In that overall context, and only in that context, can the question of the composition of the second Chamber be sensibly addressed. The unanswerable case for democracy—and it is unanswerable—is that the people should choose by and large the Government whom they desire and, much more importantly in practice, that at regular intervals they should have the opportunity peacefully to remove a Government whom they no longer want. Since the Government are formed by whatever party or parties can command a majority in the House of Commons, it is self-evident that the House of Commons has to be wholly elected. There is no dispute. But this democratic imperative no more applies to the method of selecting Members of the second Chamber in this country than it does to selecting either the judiciary or, indeed, the very important members of the Monetary Policy Committee of the independent Bank of England, whose legitimacy is not in dispute.

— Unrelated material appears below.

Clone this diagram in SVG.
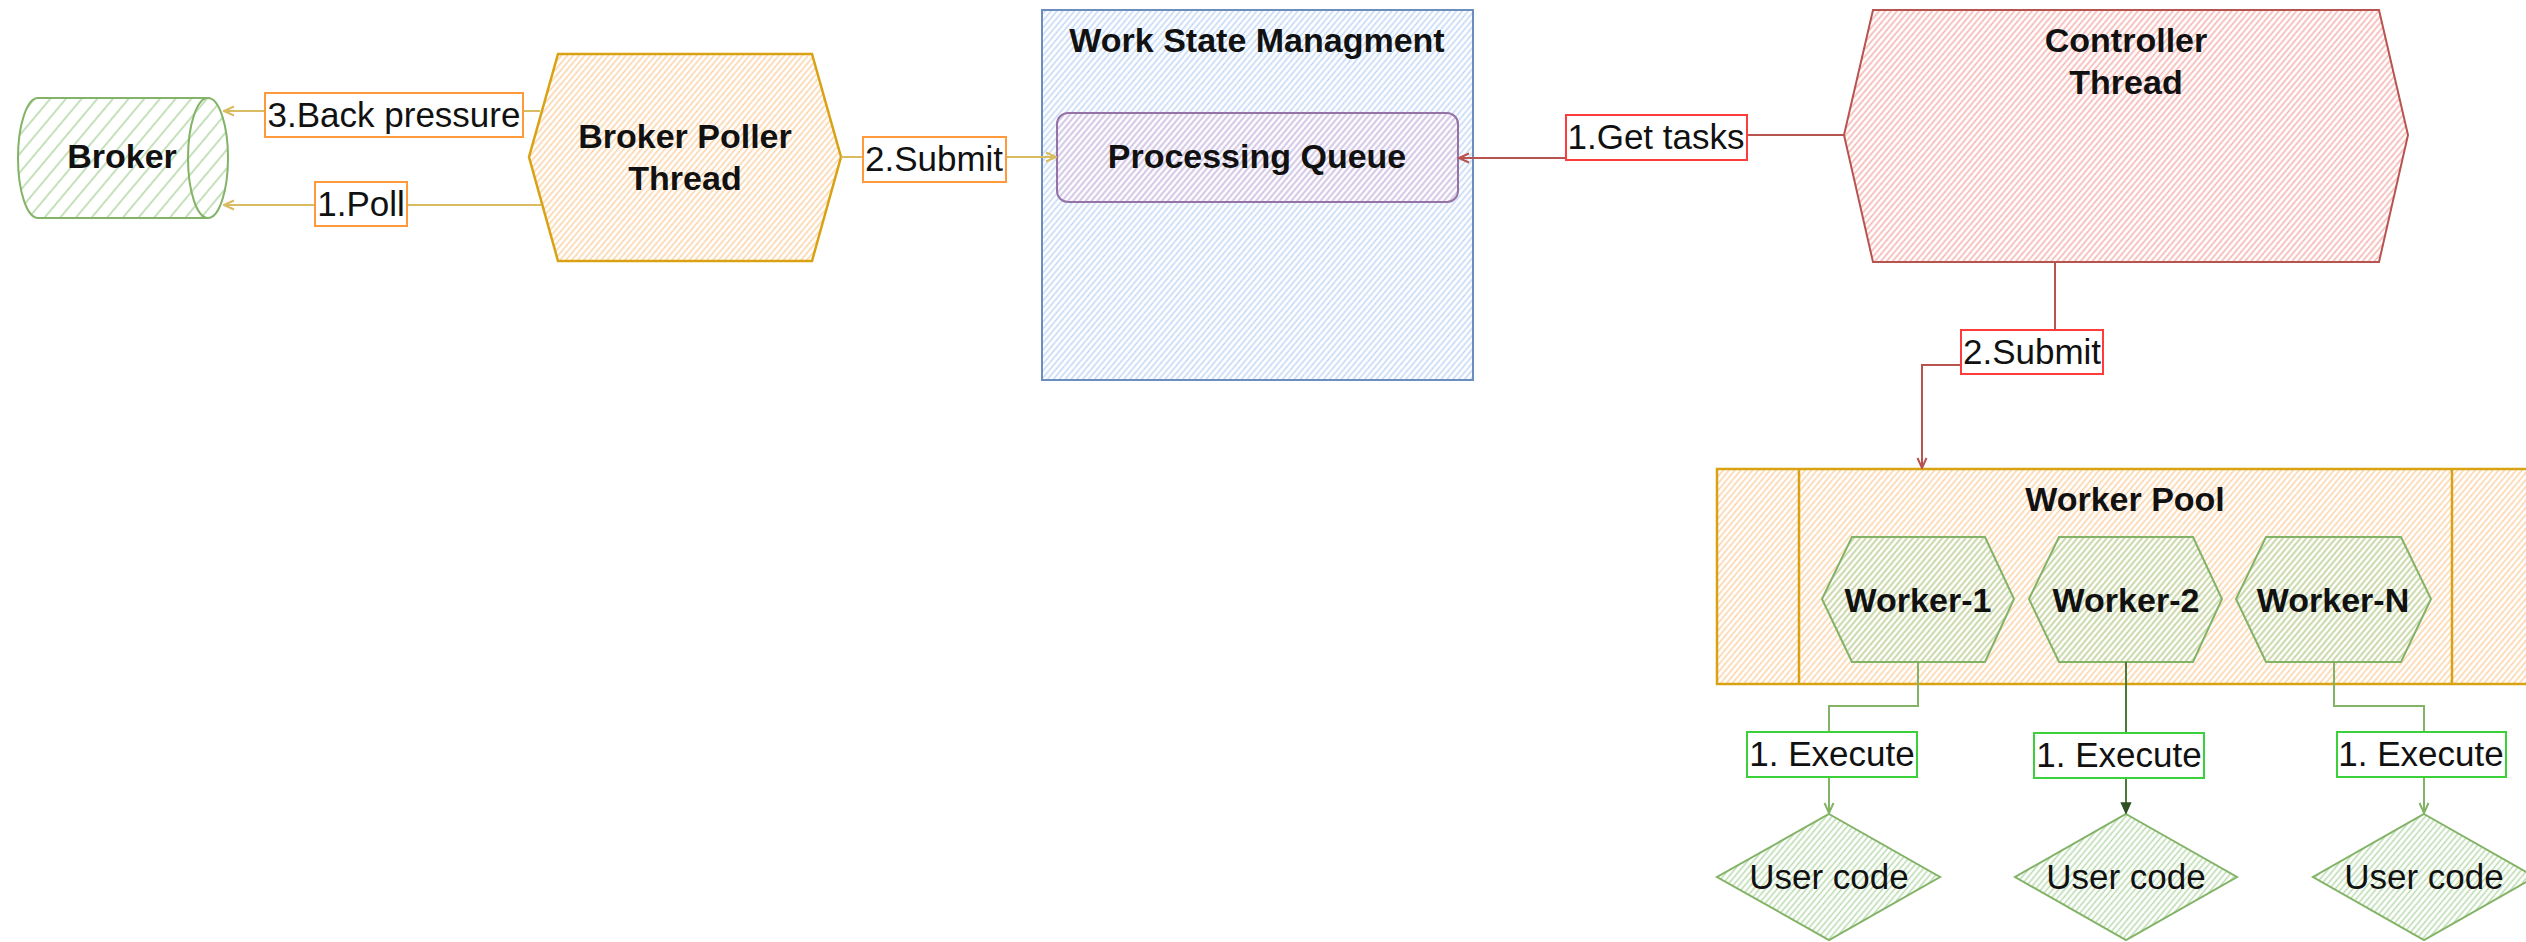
<svg xmlns="http://www.w3.org/2000/svg" width="2526" height="942" viewBox="0 0 2526 942">
  <style>
    text { font-family: "Liberation Sans", Arial, Helvetica, sans-serif; fill: #111; }
    .title { font-size: 34px; font-weight: bold; text-anchor: middle; }
    .lbl { font-size: 35px; text-anchor: middle; }
    .box-o { fill: #fff; stroke: #ff9a3c; stroke-width: 2; }
    .box-r { fill: #fff; stroke: #ff3b3b; stroke-width: 2; }
    .box-g { fill: #fff; stroke: #3ad13a; stroke-width: 2; }
    .edge { fill: none; stroke-width: 2; }
    .e-y { stroke: #d9bb62; }
    .e-r { stroke: #b85450; }
    .e-g { stroke: #82b366; }
    .e-dg { stroke: #4a7a38; }
    .n-green { stroke: #82b366; stroke-width: 2; }
    .n-orange { stroke: #d9a212; stroke-width: 2.5; }
    .n-blue { stroke: #6c8ebf; stroke-width: 2; }
    .n-red { stroke: #b85450; stroke-width: 2; }
    .n-purple { stroke: #9673a6; stroke-width: 2; }
  </style>
  <defs>
    <!-- hachure fills -->
    <pattern id="hGreenWide" width="12" height="12" patternUnits="userSpaceOnUse" patternTransform="rotate(40)">
      <line x1="6" y1="0" x2="6" y2="12" stroke="#bfdeb5" stroke-width="1.8"/>
    </pattern>
    <pattern id="hGreen" width="4.5" height="4.5" patternUnits="userSpaceOnUse" patternTransform="rotate(40)">
      <line x1="2.25" y1="0" x2="2.25" y2="4.5" stroke="#b8daad" stroke-width="1.5"/>
    </pattern>
    <pattern id="hOrange" width="4.5" height="4.5" patternUnits="userSpaceOnUse" patternTransform="rotate(40)">
      <line x1="2.25" y1="0" x2="2.25" y2="4.5" stroke="#fbd1a4" stroke-width="1.5"/>
    </pattern>
    <pattern id="hBlue" width="4.5" height="4.5" patternUnits="userSpaceOnUse" patternTransform="rotate(40)">
      <line x1="2.25" y1="0" x2="2.25" y2="4.5" stroke="#c0d6f6" stroke-width="1.5"/>
    </pattern>
    <pattern id="hRed" width="4.5" height="4.5" patternUnits="userSpaceOnUse" patternTransform="rotate(40)">
      <line x1="2.25" y1="0" x2="2.25" y2="4.5" stroke="#f4b4b0" stroke-width="1.6"/>
    </pattern>
    <pattern id="hPurple" width="4.5" height="4.5" patternUnits="userSpaceOnUse" patternTransform="rotate(40)">
      <line x1="2.25" y1="0" x2="2.25" y2="4.5" stroke="#dac3e2" stroke-width="1.6"/>
    </pattern>

    <!-- open arrowheads -->
    <marker id="arrY" viewBox="0 0 12 12" refX="11" refY="6" markerWidth="12" markerHeight="12" markerUnits="userSpaceOnUse" orient="auto">
      <path d="M1,1.5 L11,6 L1,10.5" fill="none" stroke="#d9bb62" stroke-width="2"/>
    </marker>
    <marker id="arrR" viewBox="0 0 12 12" refX="11" refY="6" markerWidth="12" markerHeight="12" markerUnits="userSpaceOnUse" orient="auto">
      <path d="M1,1.5 L11,6 L1,10.5" fill="none" stroke="#b85450" stroke-width="2"/>
    </marker>
    <marker id="arrG" viewBox="0 0 12 12" refX="11" refY="6" markerWidth="12" markerHeight="12" markerUnits="userSpaceOnUse" orient="auto">
      <path d="M1,1.5 L11,6 L1,10.5" fill="none" stroke="#82b366" stroke-width="2"/>
    </marker>
    <marker id="arrDG" viewBox="0 0 12 12" refX="11" refY="6" markerWidth="12" markerHeight="12" markerUnits="userSpaceOnUse" orient="auto">
      <path d="M1,1.5 L11,6 L1,10.5 Z" fill="#2f4f24" stroke="#2f4f24" stroke-width="1.5"/>
    </marker>
  </defs>

  <!-- Nodes -->
  <g id="broker">
    <path class="n-green" fill="url(#hGreenWide)" stroke-width="3" d="M38,98 H208 A20,60 0 0 1 208,218 H38 A20,60 0 0 1 38,98 Z"/>
    <path class="n-green" fill="none" stroke-width="3" d="M208,98 A20,60 0 0 0 208,218"/>
    <text class="title" x="122" y="168">Broker</text>
  </g>

  <g id="broker-poller">
    <polygon class="n-orange" fill="url(#hOrange)" points="558,54 812,54 841,157 812,261 558,261 529,157"/>
    <text class="title" x="685" y="148">Broker Poller</text>
    <text class="title" x="685" y="190">Thread</text>
  </g>

  <g id="work-state">
    <rect class="n-blue" fill="url(#hBlue)" x="1042" y="10" width="431" height="370"/>
    <text class="title" x="1257" y="52">Work State Managment</text>
  </g>

  <g id="processing-queue">
    <rect class="n-purple" fill="url(#hPurple)" x="1057" y="113" width="401" height="89" rx="11" ry="11"/>
    <text class="title" x="1257" y="168">Processing Queue</text>
  </g>

  <g id="controller">
    <polygon class="n-red" fill="url(#hRed)" points="1873,10 2379,10 2408,135 2379,262 1873,262 1844,135"/>
    <text class="title" x="2126" y="52">Controller</text>
    <text class="title" x="2126" y="94">Thread</text>
  </g>

  <g id="worker-pool">
    <rect class="n-orange" fill="url(#hOrange)" x="1717" y="469" width="817" height="215"/>
    <line class="n-orange" x1="1799" y1="469" x2="1799" y2="684"/>
    <line class="n-orange" x1="2452" y1="469" x2="2452" y2="684"/>
    <text class="title" x="2125" y="511">Worker Pool</text>
  </g>

  <g id="worker-1">
    <polygon class="n-green" fill="url(#hGreen)" points="1852,537 1985,537 2014,599 1985,662 1852,662 1822,599"/>
    <text class="title" x="1918" y="612">Worker-1</text>
  </g>
  <g id="worker-2">
    <polygon class="n-green" fill="url(#hGreen)" points="2059,537 2193,537 2222,599 2193,662 2059,662 2029,599"/>
    <text class="title" x="2126" y="612">Worker-2</text>
  </g>
  <g id="worker-n">
    <polygon class="n-green" fill="url(#hGreen)" points="2266,537 2401,537 2431,599 2401,662 2266,662 2236,599"/>
    <text class="title" x="2333" y="612">Worker-N</text>
  </g>

  <g id="user-code-1">
    <polygon class="n-green" fill="url(#hGreen)" points="1829,814 1940,877 1829,940 1717,877"/>
    <text class="lbl" x="1829" y="889">User code</text>
  </g>
  <g id="user-code-2">
    <polygon class="n-green" fill="url(#hGreen)" points="2126,814 2237,877 2126,940 2015,877"/>
    <text class="lbl" x="2126" y="889">User code</text>
  </g>
  <g id="user-code-n">
    <polygon class="n-green" fill="url(#hGreen)" points="2424,814 2535,877 2424,940 2313,877"/>
    <text class="lbl" x="2424" y="889">User code</text>
  </g>

  <!-- Connectors with their labels -->
  <g id="connectors">
    <path class="edge e-y" d="M540,111 H224" marker-end="url(#arrY)"/>
    <rect class="box-o" x="265" y="93" width="258" height="44"/>
    <text class="lbl" x="394" y="127">3.Back pressure</text>

    <path class="edge e-y" d="M541,205 H224" marker-end="url(#arrY)"/>
    <rect class="box-o" x="315" y="182" width="92" height="44"/>
    <text class="lbl" x="361" y="216">1.Poll</text>

    <path class="edge e-y" d="M841,157 H1056" marker-end="url(#arrY)"/>
    <rect class="box-o" x="863" y="137" width="143" height="45"/>
    <text class="lbl" x="934" y="171">2.Submit</text>

    <path class="edge e-r" d="M1844,135 H1660 V158 H1459" marker-end="url(#arrR)"/>
    <rect class="box-r" x="1566" y="115" width="181" height="45"/>
    <text class="lbl" x="1656" y="149">1.Get tasks</text>

    <path class="edge e-r" d="M2055,262 V365 H1922 V468" marker-end="url(#arrR)"/>
    <rect class="box-r" x="1961" y="330" width="142" height="44"/>
    <text class="lbl" x="2032" y="364">2.Submit</text>

    <path class="edge e-g" d="M1918,662 V706 H1829 V813" marker-end="url(#arrG)"/>
    <rect class="box-g" x="1747" y="732" width="170" height="45"/>
    <text class="lbl" x="1832" y="766">1. Execute</text>

    <path class="edge e-dg" d="M2126,662 V813" marker-end="url(#arrDG)"/>
    <rect class="box-g" x="2034" y="733" width="170" height="45"/>
    <text class="lbl" x="2119" y="767">1. Execute</text>

    <path class="edge e-g" d="M2334,662 V706 H2424 V813" marker-end="url(#arrG)"/>
    <rect class="box-g" x="2337" y="732" width="169" height="45"/>
    <text class="lbl" x="2421" y="766">1. Execute</text>
  </g>
</svg>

I concede that it would be a different matter if, as in most other countries, the second Chamber had the power to reject government legislation. I fully accept the case for two wholly elected, broadly co-equal Chambers, as in the United States, where the ever-present possibility of legislative gridlock, which some fear, does not seem greatly over the years to have held back the prosperity and security of the American people. But that is not on offer, nor ever will be. So the practical question is, given the puny powers of the House of Lords—and the Government are adamant that they should remain as puny as they are today—how can the House of Lords best be equipped to exercise most effectively its threefold role of expertly scrutinising legislation, providing an informed debate on the great issues of the day and acting as the watchdog of the constitution, even if it can only bark and not bite? That is where the considerations of power and composition are, in practice, most obviously interconnected.

Understandably, most people of ability are disinclined to enter the overexposed hurly-burly of electoral politics. Some of us have been sufficiently mad to do so, but there is a limited supply of such mad men and women. The best of those few who are prepared to take the plunge will rightly seek to enter the House of Commons, where political power overwhelmingly resides, at least in principle, on whose support the Government of the day depend and from whose Benches high government offices are filled. There may also be some men and women of ability who, recognising the importance that the institutions of the European Union now play in our national life, may be attracted to membership of the European Parliament. In Scotland and Wales, the devolved Assemblies offer another possibility of a worthwhile and high-profile role. Even local government in England provides a greater opportunity to influence real events on the ground than does membership of the second Chamber at Westminster. That is the reality.

So which would serve our country best? Would it be an elected senate composed of, at best, second-rate but, more realistically, third or fourth-rate politicians, or a House made up of men and women of proven achievement in all walks of life, appointed for life and thus crucially possessing the robust independence that life tenure confirms? The answer is clear.

In conclusion, there has been some discussion of whether, if and when the Bill embodying these foolish and misguided proposals comes before the House, it should be whipped or not. So far as I am concerned—and I am sure that I am very far from alone in this—there will be free votes whether or not the whips are on. As a former Whip myself in another place and as a great admirer of our Government Chief Whip here, I hope that the Government, of whom I am a strong supporter, will have the courtesy and common sense to spare her and themselves the embarrassment that will otherwise ensue by not attempting to whip what will in any event be de facto free votes.